The full set of notebooks in Glow undergo nightly integration testing orchestrated by CircleCI (example output) using the latest version of the Glow Docker container on Databricks. CircleCI kicks off these notebooks from the Databricks command line interface (CLI) via a python script, which contains the above steps. The workflow is defined in this configuration json template. And the output is shown below. You can adapt these as you build your own production jobs.

Important

These notebooks must be run in order!

As you build out your pipelines please consider the following points,

Important

Start small. Experiment on individual variants, samples or chromosomes.
Steps in your pipeline might require different cluster configurations.

Tip

Use compute-optimized virtual machines to read variant data from cloud object stores.
Use Delta Cache accelerated virtual machines to query variant data.
Use memory-optimized virtual machines for genetic association studies.
The Glow Pipe Transformer supports parallelization of deep learning tools that run on GPUs.

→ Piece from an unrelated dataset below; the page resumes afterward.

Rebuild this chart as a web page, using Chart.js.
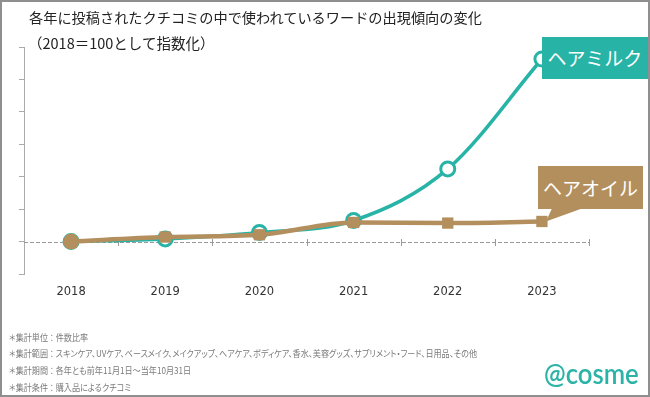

Notebooks embedded in the docs

Documentation pages are accompanied by embedded notebook examples. Most code in these notebooks can be run on Spark and Glow alone, but functions such as display() or dbutils() are only available on Databricks. See Databricks notebooks for more info.

These notebooks are located in the Glow github repository here and are tested nightly end-to-end. They include notebooks to define constants such as the number of samples to simulate and the output paths for each step in the pipeline. Notebooks that define constants are %run at the start of each notebook in the documentation. Please see Data Simulation to get started.